The issue of understanding the benefits and drawbacks of the free market is fascinating and complicated because it can be analyzed from different points of view. The perspectives of specific groups and even individuals can vary because of the arguments they make for and against the idea of free trade. The underlying concept of the free market is that transactions or exchanges of goods and services for other products, services, or money do not happen unless both parties benefit from this trade. This highly simplified approach, while seemingly ideal, does not include socioeconomic, moral, societal, and financial situations of a particular society and its members. Nevertheless, if one considers only an economic perspective while discussing this idea, it is possible to see that it sounds logical. The statement which argues that people do not engage in transactions unless both trading parties benefit from can be considered accurate from an economic perspective but only in an idealized setting.

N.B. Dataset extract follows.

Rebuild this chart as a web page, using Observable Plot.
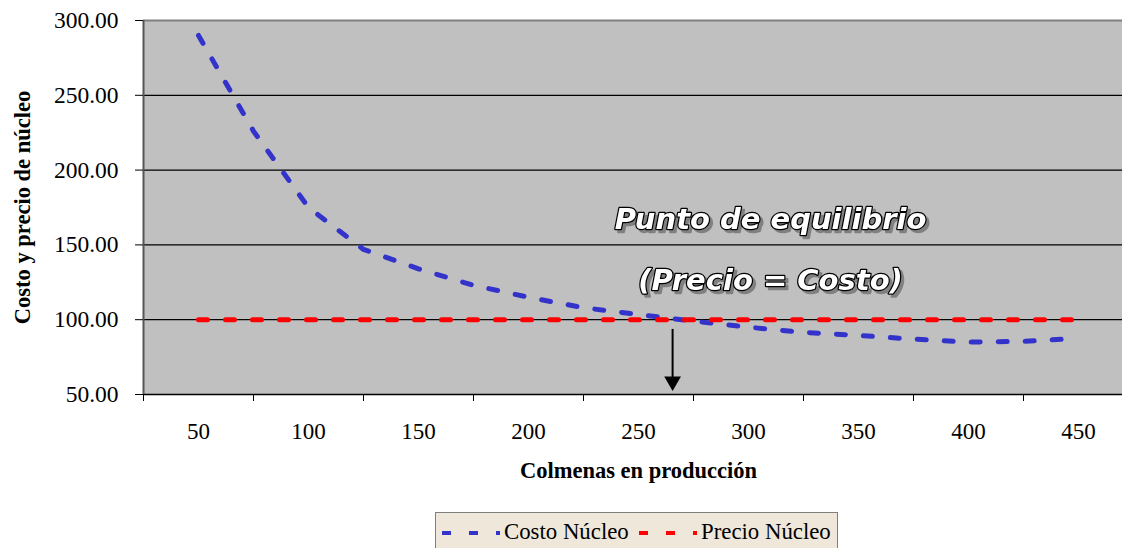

The origins of this concept and phrase can be linked to Friedman, an economist, who believed in the creation of a free market that would not be controlled by the government (Ebenstein, 2014). His classical liberal ideology of market and government separation stated that free trade could help people recover from the financial crisis and fix major economic problems in the long run. Here, a free market is the idea of an idealized system, where both parties can benefit from each transaction. If one party needs something that another one has, both sides can reach an agreement and exchange something that they both find useful. Undoubtedly, this concept sounds great because it highlights the possible freedom of choice and the ability to refuse a harmful transaction. As the outside sources do not monitor the financial aspect of such operations, people are free to establish their own prices based on supply and demand (Davies, 2014). Moreover, people are also allowed to refuse to buy or exchange their possessed goods if they do not find the deal profitable.
This positive outlook, however, cannot be fully incorporated into people’s everyday lives. While it promotes liberty to enter the market, people do not always have the ability to refuse some transactions. For instance, the issue of purchasing necessities is not included in this statement. Economically, one can argue that by buying a necessary product, a person still receives compensation for spending money. However, the proportion of benefits for both parties is omitted from this concept. It is possible to assume that one side of the trade can often receive more benefits from a transaction than the other one. In this case, the need to purchase an item without which a person cannot function takes away one’s liberty to enter the market. According to Philo and Miller (2014), such transactions can be used by companies that take up a significant portion of a particular market. As they have a substantial influence on the product, they can manipulate people’s possibility of abstaining from transactions.
While the simple idea of mutual benefit remains logical, the rate to which both parties are satisfied in the end can differ significantly. From an economic standpoint, the statement proposed by Friedman has the right to exist. If one does not account for one’s needs and bare necessities as well as the issues of unfair pricing, monopolization, and market manipulation, a completely free market seems possible. Economic reasoning does not oppose the idea that people do not have to partake in transactions from which they will not benefit.
References
Davies, W. (2014). Neoliberalism: A bibliographic review. Theory, Culture & Society, (0)0, 1-9.
Ebenstein, L. (2014). The increasingly libertarian Milton Friedman: An ideological profile. Econ Journal Watch, 11(1), 81-86.
Philo, G., & Miller, D. (Eds.). (2014). Market killing: What the free market does and what social scientists can do about it (2nd ed.). New York, NY: Routledge.